Written instruction: Exactly as written, write out the lines below from the first to the one containing "5.9, 4.9, 0.0, -5.8, -9.5, -13.7, -17.8, -19.8, -21.0]", inclusive. Pictures do not belong in the copy.
※ ※ ※
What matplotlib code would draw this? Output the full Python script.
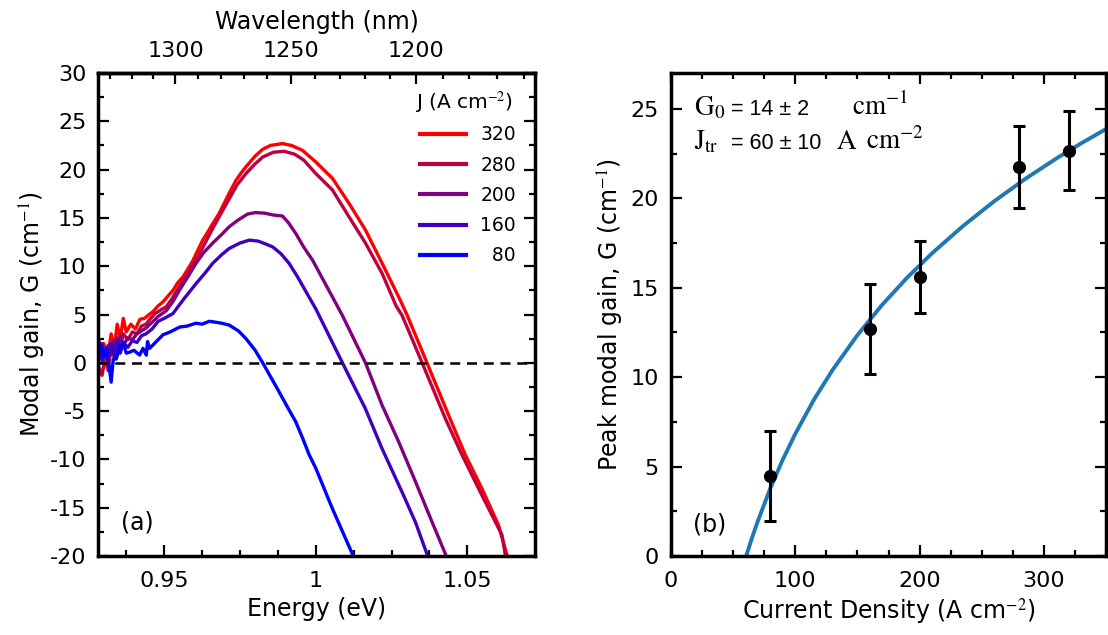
import numpy as np
import matplotlib
matplotlib.use("Agg")
import matplotlib.pyplot as plt
from matplotlib.ticker import MultipleLocator, FuncFormatter

# ---------------- data ----------------
J_labels = ["320", "280", "200", "160", "\u200780"]
curve_colors = ["#ff0000", "#bf0040", "#800080", "#4000bf", "#0000ff"]

E_320 = [0.9285, 0.9300, 0.9315, 0.9325, 0.9335, 0.9345, 0.9355, 0.9365, 0.9375, 0.9390,
         0.9405, 0.9420, 0.9435, 0.9450, 0.9463, 0.9480, 0.9496, 0.9515, 0.9529, 0.9545,
         0.9562, 0.9580, 0.9595, 0.9610, 0.9627, 0.9645, 0.9660, 0.9680, 0.9693, 0.9715,
         0.9737, 0.9755, 0.9770, 0.9800, 0.9825, 0.9850, 0.9890, 0.9920, 0.9956, 1.0000,
         1.0055, 1.0110, 1.0164, 1.0219, 1.0274, 1.0302, 1.0367, 1.0438, 1.0493, 1.0548,
         1.0603, 1.0630, 1.0640]
G_320 = [0.6, 2.0, 0.8, 3.0, 1.5, 4.0, 2.5, 4.6, 3.2, 4.0,
         3.5, 4.5, 4.6, 5.0, 5.3, 5.9, 6.3, 7.0, 7.5, 8.3,
         8.9, 9.8, 10.6, 11.6, 12.7, 13.6, 14.4, 15.4, 16.2, 17.6,
         18.9, 19.7, 20.3, 21.4, 22.1, 22.5, 22.7, 22.5, 22.0, 20.8,
         19.1, 16.5, 13.75, 10.3, 6.8, 4.9, 0.0, -5.4, -9.5, -13.0,
         -16.8, -19.8, -21.0]

E_280 = [0.9285, 0.9295, 0.9305, 0.9315, 0.9325, 0.9335, 0.9345, 0.9355, 0.9365, 0.9380,
         0.9395, 0.9410, 0.9425, 0.9440, 0.9455, 0.9470, 0.9490, 0.9507, 0.9525, 0.9550,
         0.9570, 0.9590, 0.9605, 0.9630, 0.9660, 0.9690, 0.9715, 0.9740, 0.9770, 0.9800,
         0.9825, 0.9860, 0.9896, 0.9930, 0.9960, 1.0000, 1.0055, 1.0110, 1.0164, 1.0219,
         1.0265, 1.0285, 1.0351, 1.0428, 1.0482, 1.0548, 1.0614, 1.0625, 1.0635]
G_280 = [-0.5, -1.3, 0.5, -0.8, 1.8, 0.6, 2.6, 1.5, 3.0, 2.4,
         3.2, 3.0, 3.8, 4.0, 4.6, 5.1, 5.5, 5.8, 6.6, 7.9,
         8.9, 9.9, 10.6, 12.1, 13.9, 15.6, 17.0, 18.4, 19.6, 20.6,
         21.3, 21.8, 21.9, 21.6, 21.0, 19.6, 17.9, 15.1, 12.4, 9.25,
         5.9, 4.9, 0.0, -5.8, -9.5, -13.7, -17.8, -19.8, -21.0]

E_200 = [0.9285, 0.9295, 0.9305, 0.9315, 0.9325, 0.9335, 0.9345, 0.9355, 0.9365, 0.9380,
         0.9395, 0.9410, 0.9425, 0.9440, 0.9460, 0.9480, 0.9507, 0.9530, 0.9550, 0.9580,
         0.9605, 0.9630, 0.9660, 0.9690, 0.9715, 0.9745, 0.9775, 0.9800, 0.9830, 0.9860,
         0.9890, 0.9910, 0.9934, 0.9960, 0.9990, 1.0045, 1.0088, 1.0164, 1.0219, 1.0274,
         1.0329, 1.0384, 1.0428, 1.0436]
G_200 = [1.0, 2.0, 0.5, 1.8, 0.8, 2.3, 1.2, 2.8, 1.8, 2.6,
         2.4, 3.0, 3.3, 3.6, 4.2, 4.8, 5.4, 6.4, 7.5, 9.0,
         10.3, 11.4, 12.4, 13.3, 14.1, 14.8, 15.4, 15.55, 15.5, 15.3,
         15.2, 14.5, 13.4, 12.0, 10.6, 7.4, 4.9, 0.0, -4.4, -8.2,
         -12.3, -16.5, -19.8, -21.0]

E_160 = [0.9285, 0.9295, 0.9305, 0.9315, 0.9325, 0.9335, 0.9345, 0.9355, 0.9365, 0.9380,
         0.9395, 0.9410, 0.9425, 0.9440, 0.9460, 0.9480, 0.9500, 0.9529, 0.9562, 0.9590,
         0.9605, 0.9635, 0.9660, 0.9690, 0.9715, 0.9750, 0.9781, 0.9810, 0.9835, 0.9858,
         0.9885, 0.9912, 0.9940, 0.9978, 1.0000, 1.0088, 1.0164, 1.0219, 1.0285, 1.0329,
         1.0367, 1.0375]
G_160 = [2.2, 0.2, 1.5, 0.6, 2.0, 0.7, 2.4, 1.0, 2.1, 1.6,
         2.3, 2.1, 2.8, 3.0, 3.5, 4.3, 4.6, 5.1, 6.5, 7.6,
         8.2, 9.3, 10.3, 11.2, 11.85, 12.4, 12.7, 12.6, 12.3, 12.0,
         11.3, 10.3, 8.9, 6.8, 5.6, 0.0, -4.76, -8.9, -13.4, -16.5,
         -19.8, -21.0]

E_80 = [0.9285, 0.9293, 0.9300, 0.9310, 0.9318, 0.9325, 0.9332, 0.9342, 0.9352, 0.9364,
        0.9375, 0.9386, 0.9400, 0.9419, 0.9430, 0.9441, 0.9445, 0.9452, 0.9474, 0.9496,
        0.9520, 0.9551, 0.9575, 0.9605, 0.9625, 0.9649, 0.9670, 0.9690, 0.9715, 0.9745,
        0.9770, 0.9800, 0.9825, 0.9852, 0.9879, 0.9907, 0.9934, 0.9958, 0.9978, 1.0000,
        1.0055, 1.0121, 1.0130]
G_80 = [1.2, 1.8, 0.6, 1.5, -0.3, -2.0, 0.4, 0.4, 1.5, 2.1,
        1.0, 1.1, 1.3, 0.8, 1.5, 0.8, 2.2, 1.5, 2.2, 2.9,
        3.2, 3.7, 3.8, 4.1, 4.0, 4.3, 4.2, 4.1, 3.9, 3.3,
        2.5, 1.3, 0.0, -1.5, -3.0, -4.6, -6.1, -7.9, -9.5, -10.9,
        -15.1, -19.8, -21.0]

E_curves = [E_320, E_280, E_200, E_160, E_80]
G_curves = [G_320, G_280, G_200, G_160, G_80]

# panel (b)
J_points = [80, 160, 200, 280, 320]
G_peak = [4.47, 12.7, 15.6, 21.75, 22.65]
G_err = [2.5, 2.5, 2.0, 2.3, 2.2]

# fit curve, points
J_fit = [60.5, 65, 70, 80, 90, 100, 115, 130, 150, 170, 190, 210, 235, 260, 285, 310, 330, 350]
G_fit = [0.0, 0.98, 1.98, 3.80, 5.40, 6.83, 8.74, 10.40, 12.35, 14.05, 15.56, 16.92,
         18.45, 19.83, 21.08, 22.22, 23.07, 23.87]

wl_major = [1200, 1250, 1300]

# ---------------- style ----------------
plt.rcParams['font.family'] = ['DejaVu Sans']
plt.rcParams['mathtext.fontset'] = 'stix'
plt.rcParams['axes.unicode_minus'] = False
FT = 16     # tick labels
FL = 17     # axis labels
FG = 13.5   # legend
FA = 17     # panel letters

fig = plt.figure(figsize=(11.08, 6.35), dpi=100)
ax1 = fig.add_axes([0.0880, 0.1244, 0.3953, 0.7606])
ax2 = fig.add_axes([0.6056, 0.1244, 0.3926, 0.7606])

SPW = 2.5
for ax in (ax1, ax2):
    for s in ax.spines.values():
        s.set_linewidth(SPW)

# ---------------- panel (a) ----------------
for E, G, c, lab in zip(E_curves, G_curves, curve_colors, J_labels):
    ax1.plot(E, G, color=c, lw=2.4, label=lab, solid_joinstyle='round')
ax1.axhline(0, color='black', lw=1.8, linestyle=(0, (4, 2.7)))

ax1.set_xlim(0.928, 1.0725)
ax1.set_ylim(-20, 30)
ax1.xaxis.set_major_locator(MultipleLocator(0.05))
ax1.xaxis.set_minor_locator(MultipleLocator(0.0125))
ax1.yaxis.set_major_locator(MultipleLocator(5))
ax1.yaxis.set_minor_locator(MultipleLocator(2.5))
ax1.xaxis.set_major_formatter(FuncFormatter(lambda v, p: '%g' % round(v, 4)))
ax1.tick_params(which='both', direction='in', top=False, right=True, labelsize=FT, width=1.6)
ax1.tick_params(which='major', length=8)
ax1.tick_params(which='minor', length=4)
ax1.tick_params(axis='x', pad=10.5)
ax1.tick_params(axis='y', pad=8)
ax1.set_xlabel('Energy (eV)', fontsize=FL, labelpad=4.5)
ax1.set_ylabel('Modal gain, G (cm$^{-1}$)', fontsize=FL, labelpad=1.5)
ax1.text(0.054, 0.07, '(a)', transform=ax1.transAxes, fontsize=FA, ha='left', va='center')


def e2wl(x):
    x = np.asarray(x, dtype=float)
    with np.errstate(divide='ignore', invalid='ignore'):
        return 1239.84 / x


secax = ax1.secondary_xaxis('top', functions=(e2wl, e2wl))
secax.set_xticks(wl_major)
secax.xaxis.set_minor_locator(MultipleLocator(10))
secax.tick_params(which='both', direction='in', labelsize=FT, width=1.6, pad=9)
secax.tick_params(which='major', length=8)
secax.tick_params(which='minor', length=4)
secax.spines['top'].set_linewidth(SPW)
secax.set_xlabel('Wavelength (nm)', fontsize=FL, labelpad=8.5)

leg = ax1.legend(frameon=False, fontsize=FG, loc='upper right',
                 bbox_to_anchor=(0.955, 0.8917), borderaxespad=0, borderpad=0,
                 handlelength=2.45, handletextpad=0.75, labelspacing=0.6)
for ln in leg.get_lines():
    ln.set_linewidth(3)
ax1.text(0.725, 0.938, 'J (A cm$^{-2}$)', transform=ax1.transAxes, fontsize=14.5,
         ha='left', va='center')

# ---------------- panel (b) ----------------
ax2.plot(J_fit, G_fit, color='#1f77b4', lw=2.8, zorder=2)
ax2.errorbar(J_points, G_peak, yerr=G_err, fmt='o', color='black', ms=8.5,
             elinewidth=2.2, capsize=4, capthick=2.2, zorder=3)
ax2.set_xlim(0, 350)
ax2.set_ylim(0, 27)
ax2.xaxis.set_major_locator(MultipleLocator(100))
ax2.xaxis.set_minor_locator(MultipleLocator(25))
ax2.yaxis.set_major_locator(MultipleLocator(5))
ax2.yaxis.set_minor_locator(MultipleLocator(2.5))
ax2.tick_params(which='both', direction='in', top=True, right=True, labelsize=FT, width=1.6)
ax2.tick_params(which='major', length=8)
ax2.tick_params(which='minor', length=4)
ax2.tick_params(axis='x', pad=10.5)
ax2.tick_params(axis='y', pad=9)
ax2.set_xlabel('Current Density (A cm$^{-2}$)', fontsize=FL, labelpad=4.5)
ax2.set_ylabel('Peak modal gain, G (cm$^{-1}$)', fontsize=FL, labelpad=3)
ax2.text(0.050, 0.066, '(b)', transform=ax2.transAxes, fontsize=FA, ha='left', va='center')

# fit-parameter annotation: serif symbols, sans numbers
SERIF = 19.5
SANS = dict(fontsize=15.5, family=['Liberation Sans', 'DejaVu Sans'])
y1, y2 = 0.913, 0.8427
ax2.text(0.054, y1, r'$\mathrm{G_0}$', transform=ax2.transAxes, fontsize=SERIF, va='baseline')
ax2.text(0.138, y1, '= 14 \u00b1 2', transform=ax2.transAxes, va='baseline', **SANS)
ax2.text(0.417, y1, r'$\mathrm{cm^{-1}}$', transform=ax2.transAxes, fontsize=SERIF, va='baseline')
ax2.text(0.054, y2, r'$\mathrm{J_{tr}}$', transform=ax2.transAxes, fontsize=SERIF, va='baseline')
ax2.text(0.138, y2, '= 60 \u00b1 10', transform=ax2.transAxes, va='baseline', **SANS)
ax2.text(0.380, y2, r'$\mathrm{A}$', transform=ax2.transAxes, fontsize=SERIF, va='baseline')
ax2.text(0.448, y2, r'$\mathrm{cm^{-2}}$', transform=ax2.transAxes, fontsize=SERIF, va='baseline')

fig.savefig('out.png', dpi=100)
※ ※ ※
Solution for this task:
What matplotlib code would draw this? Output the full Python script.
import numpy as np
import matplotlib
matplotlib.use("Agg")
import matplotlib.pyplot as plt
from matplotlib.ticker import MultipleLocator, FuncFormatter

# ---------------- data ----------------
J_labels = ["320", "280", "200", "160", "\u200780"]
curve_colors = ["#ff0000", "#bf0040", "#800080", "#4000bf", "#0000ff"]

E_320 = [0.9285, 0.9300, 0.9315, 0.9325, 0.9335, 0.9345, 0.9355, 0.9365, 0.9375, 0.9390,
         0.9405, 0.9420, 0.9435, 0.9450, 0.9463, 0.9480, 0.9496, 0.9515, 0.9529, 0.9545,
         0.9562, 0.9580, 0.9595, 0.9610, 0.9627, 0.9645, 0.9660, 0.9680, 0.9693, 0.9715,
         0.9737, 0.9755, 0.9770, 0.9800, 0.9825, 0.9850, 0.9890, 0.9920, 0.9956, 1.0000,
         1.0055, 1.0110, 1.0164, 1.0219, 1.0274, 1.0302, 1.0367, 1.0438, 1.0493, 1.0548,
         1.0603, 1.0630, 1.0640]
G_320 = [0.6, 2.0, 0.8, 3.0, 1.5, 4.0, 2.5, 4.6, 3.2, 4.0,
         3.5, 4.5, 4.6, 5.0, 5.3, 5.9, 6.3, 7.0, 7.5, 8.3,
         8.9, 9.8, 10.6, 11.6, 12.7, 13.6, 14.4, 15.4, 16.2, 17.6,
         18.9, 19.7, 20.3, 21.4, 22.1, 22.5, 22.7, 22.5, 22.0, 20.8,
         19.1, 16.5, 13.75, 10.3, 6.8, 4.9, 0.0, -5.4, -9.5, -13.0,
         -16.8, -19.8, -21.0]

E_280 = [0.9285, 0.9295, 0.9305, 0.9315, 0.9325, 0.9335, 0.9345, 0.9355, 0.9365, 0.9380,
         0.9395, 0.9410, 0.9425, 0.9440, 0.9455, 0.9470, 0.9490, 0.9507, 0.9525, 0.9550,
         0.9570, 0.9590, 0.9605, 0.9630, 0.9660, 0.9690, 0.9715, 0.9740, 0.9770, 0.9800,
         0.9825, 0.9860, 0.9896, 0.9930, 0.9960, 1.0000, 1.0055, 1.0110, 1.0164, 1.0219,
         1.0265, 1.0285, 1.0351, 1.0428, 1.0482, 1.0548, 1.0614, 1.0625, 1.0635]
G_280 = [-0.5, -1.3, 0.5, -0.8, 1.8, 0.6, 2.6, 1.5, 3.0, 2.4,
         3.2, 3.0, 3.8, 4.0, 4.6, 5.1, 5.5, 5.8, 6.6, 7.9,
         8.9, 9.9, 10.6, 12.1, 13.9, 15.6, 17.0, 18.4, 19.6, 20.6,
         21.3, 21.8, 21.9, 21.6, 21.0, 19.6, 17.9, 15.1, 12.4, 9.25,
         5.9, 4.9, 0.0, -5.8, -9.5, -13.7, -17.8, -19.8, -21.0]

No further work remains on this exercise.